Later, as the technology developed, the pigments were added from other sources. If applied before firing, heat resisting slips high in iron, manganese and, later, cobalt were used, giving yellow/red/brown, black/purple and blue colours respectively. Sometimes the slip would be used as an overall cover for the pot, called the “ground” onto which further coloured decoration could be applied. Slips were not only useful to cover blemishes in the original body surface, but also white or cream slips were used to hide the red earthenware body beneath, giving a good contrast for any further painting and later to imitate Chinese porcelain. Slip painting of designs was used very early on, with some fine work being carried out before 3,000 BC in Mesopotamia and China.
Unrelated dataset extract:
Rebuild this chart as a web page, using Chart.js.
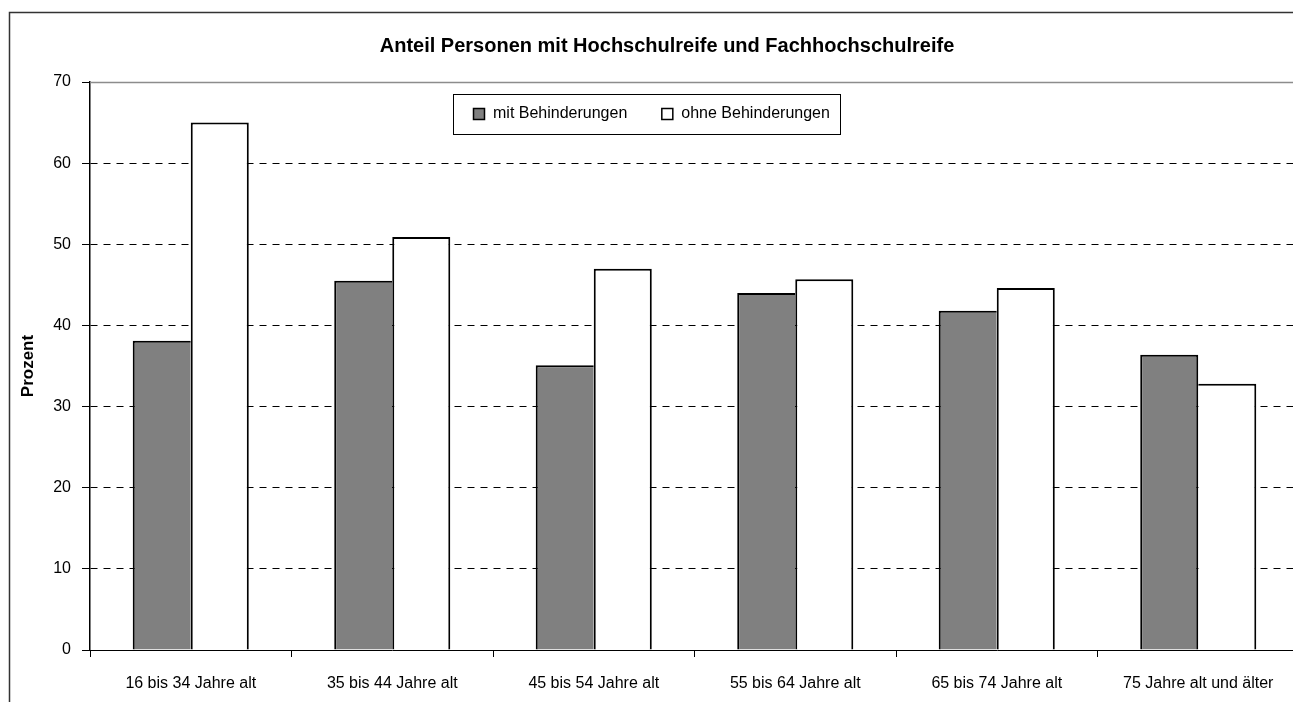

Similarly, clear glazes could be coloured with metal oxides thus providing two functions, glaze and colour. The advances in metal smelting increased the knowledge of metal oxides, greatly assisting the development of pigment technology. The various additives are frozen in suspension when the glass layer is formed. Colours achieved depended on firing conditions and type of glaze. As examples, copper gives a turquoise colour in an alkaline glaze and green in a lead one, while iron produces black or red if oxidised or pale green (celadon) in reducing conditions. They could be painted onto the biscuit body after firing, usually using a lead glaze base that was then refired at a lower temperature, around 950 degrees C. There is a variation of this technique, again used by the Chinese, which was to use a number of different coloured glazes to form a design directly onto the biscuit porcelain rather than cover the whole item with one colour. The glazes would run together a bit in firing, but this was sometimes considered attractive. These lower temperature glazes cannot be further overglazed, as the necessary firing temperature of this overglaze would burn them away. In the 7th and 8th century AD Tang China, this technique, using iron, copper and then cobalt colouring, created the famous green, yellow, brown and sometimes blue coloured Sancai pottery. This technique reappeared and became popular in the 18th century.
Subsequently, coloured glazes have been used widely on earthenware, stoneware and porcelain. Various effects can be obtained with coloured glazes, as they are more intense in hollows and thinner on edges and this can produce attractive patterns. Also allowing the glaze to run down pieces can give interesting effects.